Стоя рядом с резидентом у его стола, я то и дело ловил на себе колющие завистливые взгляды присутствующих. Однако перед моим мысленным взором всплывал мой собственный образ с орденом на груди…
Ведь сам Андропов сказал, что первый советский разведчик, который завербует китайца, получит орден Ленина. Тогда я еще не знал, что КГБ никогда не сдерживает своих обещаний…
Для разведчиков белой расы, не одних только русских, шпионская работа на Востоке всегда считалась особенно трудным делом. Слишком уж отличались его культурные традиции от наших, а иероглифическая письменность просто отпугивала своей сложностью. Наиболее трудными странами считались, разумеется, Япония и Китай.
Однако многие из работавших в Японии советских разведчиков все-таки умудрялись осваивать и японский язык, и специфику ее политической жизни. Живя в этой стране, читая ее газеты, они находили, о чем разговаривать с японцами на шпионских встречах. Но о чем можно разговаривать в Японии с китайцем? Для этого надо изучать еще и китайскую культуру, а для большинства это оказывалось непосильной задачей.

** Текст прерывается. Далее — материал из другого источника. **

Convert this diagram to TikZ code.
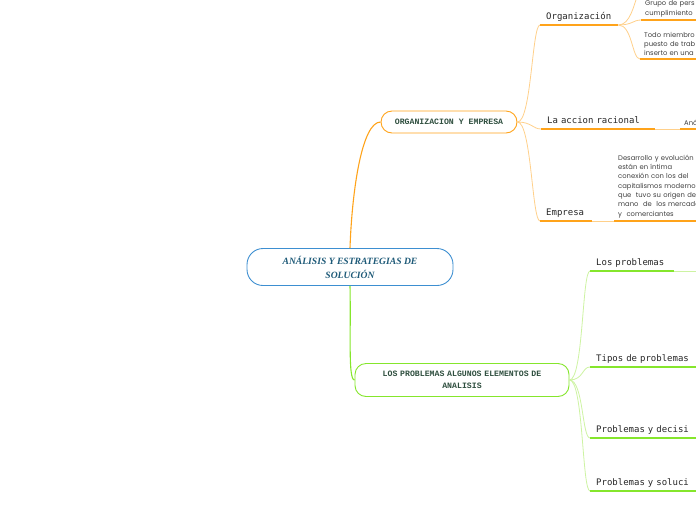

Я же со студенческих лет увлекался историей Дальнего Востока и потому мог в течение долгих часов разговаривать с китайцами о том, что интересовало их больше всего — об их родной стране, Китае. Мы обсуждали археологические находки в гробницах эпохи Тан, философскую подоплеку китайского императорского костюма, высказывания знаменитого революционера Сунь Ятсена о китайской кухне, жизнь Мао Цзэдуна в период войны в городе Яньань… Китайцы чувствовали мой искренний интерес к своей стране и проникались симпатией. Трудностей в повседневной шпионской работе с ними у меня не было никаких.